§ Entries:
--

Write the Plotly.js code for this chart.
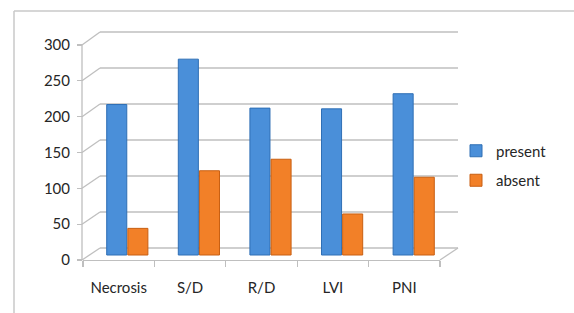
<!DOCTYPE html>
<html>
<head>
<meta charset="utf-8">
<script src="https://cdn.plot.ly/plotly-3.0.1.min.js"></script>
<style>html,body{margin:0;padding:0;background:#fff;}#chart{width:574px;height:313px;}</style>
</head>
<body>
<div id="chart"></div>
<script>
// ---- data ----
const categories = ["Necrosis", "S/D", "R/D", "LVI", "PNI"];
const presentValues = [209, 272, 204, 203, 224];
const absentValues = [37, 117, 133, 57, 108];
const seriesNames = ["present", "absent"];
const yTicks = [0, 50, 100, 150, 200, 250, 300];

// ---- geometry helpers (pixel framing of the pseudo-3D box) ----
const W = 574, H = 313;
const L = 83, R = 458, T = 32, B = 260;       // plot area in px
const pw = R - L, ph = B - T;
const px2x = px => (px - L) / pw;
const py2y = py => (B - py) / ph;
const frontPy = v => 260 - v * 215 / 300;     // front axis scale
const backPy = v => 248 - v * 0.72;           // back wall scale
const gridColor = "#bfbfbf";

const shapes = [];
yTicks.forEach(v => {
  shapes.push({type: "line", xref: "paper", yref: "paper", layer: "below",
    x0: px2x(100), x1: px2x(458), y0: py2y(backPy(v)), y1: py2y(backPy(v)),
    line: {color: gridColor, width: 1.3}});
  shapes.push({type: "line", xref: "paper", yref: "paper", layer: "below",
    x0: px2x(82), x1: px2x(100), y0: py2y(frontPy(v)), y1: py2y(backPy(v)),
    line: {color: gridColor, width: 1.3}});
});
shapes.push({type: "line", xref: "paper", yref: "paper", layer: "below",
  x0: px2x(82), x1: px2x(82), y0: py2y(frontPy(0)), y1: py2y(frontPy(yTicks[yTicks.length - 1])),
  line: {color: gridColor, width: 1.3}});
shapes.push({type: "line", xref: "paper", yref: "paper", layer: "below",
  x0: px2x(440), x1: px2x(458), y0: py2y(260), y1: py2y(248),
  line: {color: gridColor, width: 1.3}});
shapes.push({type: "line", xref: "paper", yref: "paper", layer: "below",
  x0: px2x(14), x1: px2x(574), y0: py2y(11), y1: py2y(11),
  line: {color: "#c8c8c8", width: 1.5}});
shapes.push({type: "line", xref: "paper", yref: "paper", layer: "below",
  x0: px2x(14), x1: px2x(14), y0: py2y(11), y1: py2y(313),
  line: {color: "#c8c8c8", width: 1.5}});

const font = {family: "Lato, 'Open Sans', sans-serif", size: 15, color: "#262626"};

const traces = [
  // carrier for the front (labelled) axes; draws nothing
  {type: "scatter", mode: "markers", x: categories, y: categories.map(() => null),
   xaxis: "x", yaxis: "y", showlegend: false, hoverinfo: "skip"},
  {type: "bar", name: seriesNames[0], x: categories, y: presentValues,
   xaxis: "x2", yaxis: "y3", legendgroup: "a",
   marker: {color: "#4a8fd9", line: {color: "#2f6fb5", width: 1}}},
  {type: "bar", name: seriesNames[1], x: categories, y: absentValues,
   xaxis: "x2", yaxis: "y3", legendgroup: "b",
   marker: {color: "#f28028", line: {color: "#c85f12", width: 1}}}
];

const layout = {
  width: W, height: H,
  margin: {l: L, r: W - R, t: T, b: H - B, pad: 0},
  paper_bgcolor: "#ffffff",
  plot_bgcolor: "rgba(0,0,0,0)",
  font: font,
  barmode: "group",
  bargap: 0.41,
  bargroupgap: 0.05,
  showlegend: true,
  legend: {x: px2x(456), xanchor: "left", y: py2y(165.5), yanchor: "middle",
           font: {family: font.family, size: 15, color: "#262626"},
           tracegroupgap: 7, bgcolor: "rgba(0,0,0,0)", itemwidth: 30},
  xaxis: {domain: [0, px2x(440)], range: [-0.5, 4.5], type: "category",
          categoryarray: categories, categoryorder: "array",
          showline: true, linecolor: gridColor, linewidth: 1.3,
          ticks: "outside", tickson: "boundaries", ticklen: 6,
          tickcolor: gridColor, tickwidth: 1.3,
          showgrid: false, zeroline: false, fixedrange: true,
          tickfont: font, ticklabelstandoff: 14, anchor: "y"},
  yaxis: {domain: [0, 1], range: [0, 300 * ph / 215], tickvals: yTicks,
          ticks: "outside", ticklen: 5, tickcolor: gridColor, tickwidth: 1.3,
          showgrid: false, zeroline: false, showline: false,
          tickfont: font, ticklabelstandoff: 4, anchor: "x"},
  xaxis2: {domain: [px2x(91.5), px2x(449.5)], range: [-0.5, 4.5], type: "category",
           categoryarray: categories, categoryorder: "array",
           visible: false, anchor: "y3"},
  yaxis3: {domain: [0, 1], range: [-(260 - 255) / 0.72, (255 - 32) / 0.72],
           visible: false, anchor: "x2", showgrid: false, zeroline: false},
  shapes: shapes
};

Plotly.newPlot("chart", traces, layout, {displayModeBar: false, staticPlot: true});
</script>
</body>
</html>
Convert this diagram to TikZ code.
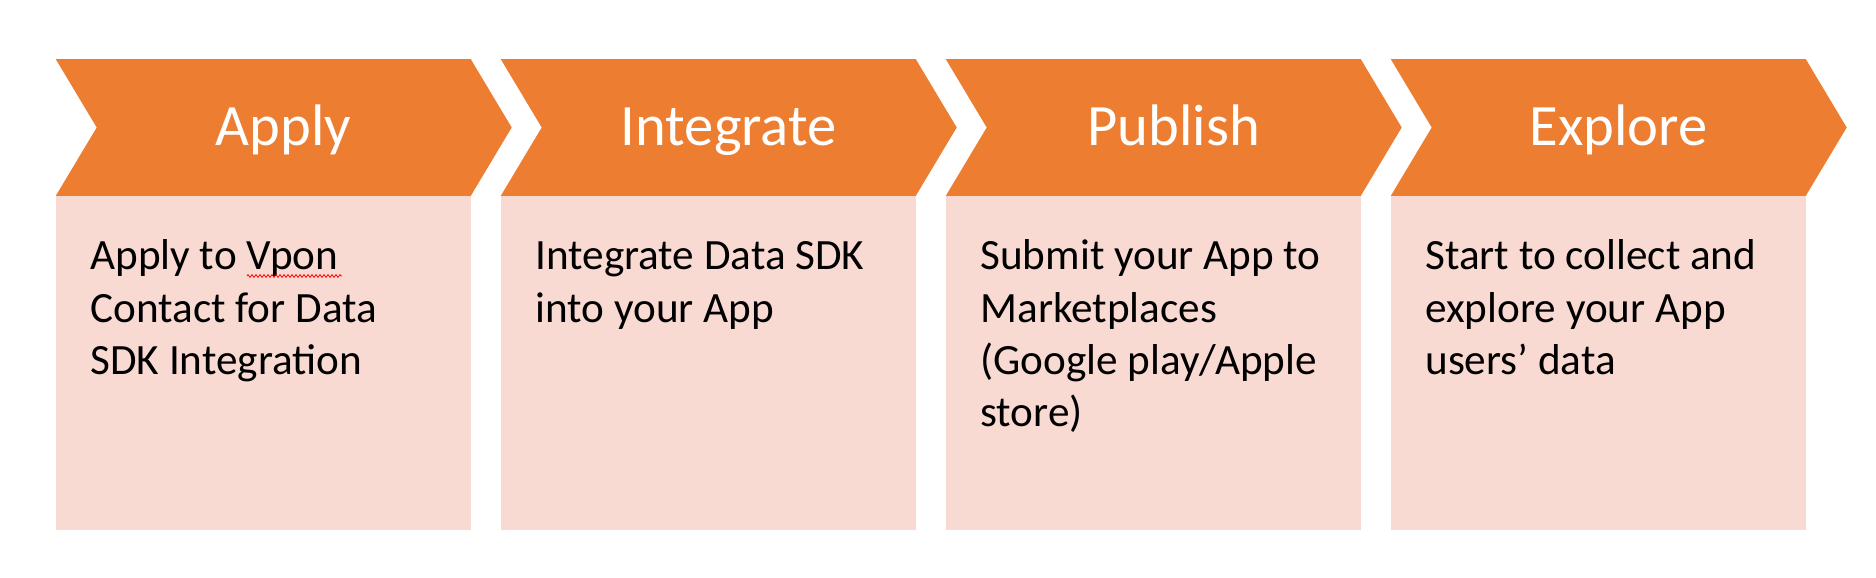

--

§ Problem: Of the lines in the listing, how many hold the word "chart"? Nothing but the number is needed.

§ Finished task: 4